In a time of seemingly hopeless negotiations, boycotts, and tension, the Israeli-Palestinian conflict is entering a new war zone: movies. In the last few years, with the rise of Israeli cinema onto the international scene, the small Palestinian film industry is working tirelessly as well to add feisty competition to the films coming out of this region. This year, the battle of the films reached a new height when the Palestinian and Israeli feature films went head to head for an Oscar nomination -- Yuval Adler's Bethlehem vs. Hani Abu-Assad's Omar. Both opening this month in select theaters by Adopt Films and both films on the topic of informants for the Israeli Shin Bet (Secret Service). Israeli films have been nominated for Academy Awards four out of the last five years. But ultimately, this year, the Palestinian film was nominated for an Oscar, while the Israeli film was left behind.
In many ways, this is one of the more important battles. This is not just a battle over viewership. This is a battle over narrative. Which story will be remembered in history. History is told by the victors, but more so, by the films that the victors make. Our society relies on fictional films to tell us who is good and who is bad and what the real story was. Even if criticized or considered controversial, if a movie is canonized, it becomes the accepted truth. The epic visions of the story of William Wallace will forever be influenced by Mel Gibson's image, despite being historically highly inaccurate. Oscar Schindler's story, will always be as told by the vision of Spielberg.
Making a film that is recognized by the mainstream can influence the world's vision, as it penetrates pop culture and sets a standard of reality. Having Paul Newman play Ari Ben Canaan in Otto Preminger's Exodus brought all of Newman's fans into the Zionist perspective. I mean, who does not love and trust Paul Newman? A generation grew up hearing only Leon Uris' (The author of Exodus) perspective of what happened in 1948 in Israel. Zionist filmmaking has been going on to some degree since the early days of the state, and to Americans, mostly that narrative has been accepted.

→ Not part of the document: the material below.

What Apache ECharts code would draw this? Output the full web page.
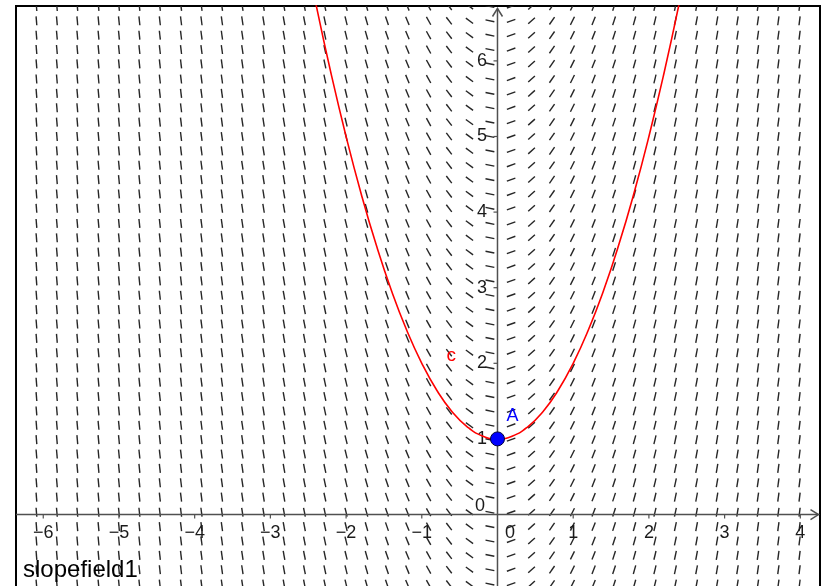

Palestinians and Israelis have very different narratives and therefore different perspectives on this conflict. What Palestinians see as brave, Israelis can see as cowardice, and vice versa. With the recent rise of Israeli Cinema, the Palestinian perspective has been brought to light, but mostly by Israeli directors. Now, with Palestinian filmmakers giving their cinematic version, they are bringing their perspective to the mainstream.
Most notable in the last few years are Elia Suleiman best known for Devine Intervention and Hani Abu-Assad who is the director of this year's Omar, and of the previously Oscar nominated Paradise Now. The problem with Paradise Now as a representative narrative is that despite being a story of resistance, it ultimately presents a story of suicide bombers. I find this direction both unrepresentative and ultimately damaging to the Palestinian cause as most viewers will not embrace these actions, even if the characters are relatable. Similarly in Omar, the buddies in the film, who make film references and joke around are very relatable, until they kill a soldier with no remorse, making them harder to identify with.
This year's Israeli candidate, Bethlehem, was written by Yuval Adler and Ali Waked, a Jew and an Arab, in an attempt to appropriately, or at least critically, represent both sides. Of course, neither side comes out happy in this film as ultimately each feels they have been badly depicted (one only thinks they were poorly depicted, and the other side was more accurate, never thinking that the other side is saying the same.) The Palestinians in the film are depicted as corrupt and violent with ruthless internal conflicts, while the Israelis are depicted as cold, manipulative and arrogant. Ultimately, it paints a grim picture on both sides.
At the same time, Omar, starring Adam Bakri, shows those same internal conflicts within the Palestinian community, and depicts the Israelis as manipulative and controlling. But Omar also captures the Palestinian struggle and ultimately makes a statement of futility under occupation. Both films are most similar as they leave you quite hopeless.
This is why it is crucial to see the perspective and narrative of the other side. It might go against every fiber of your being, but the same way you believe your perspective, so the other side believes their's. The JCC in Manhattan's Other Israel Film Festival presents films that show narratives within the Israeli-Palestinian world that are not your classic headlines and show other sides and other voices from within this conflict.
The battle over cinematic narrative continues as more Arab investors enter the film world and skew their financing for films that portray a certain perspective. When Israel is acknowledged positively or not negatively enough, some Arab funders will go as far as removing their name from the film (as in The Attack by Ziad Doueiri.) This is all a calculated attempt to present the Palestinian narrative, and no other, as broadly as possible. Both sides need to understand that they need to try to see the other's narrative if they are ever going to end this conflict.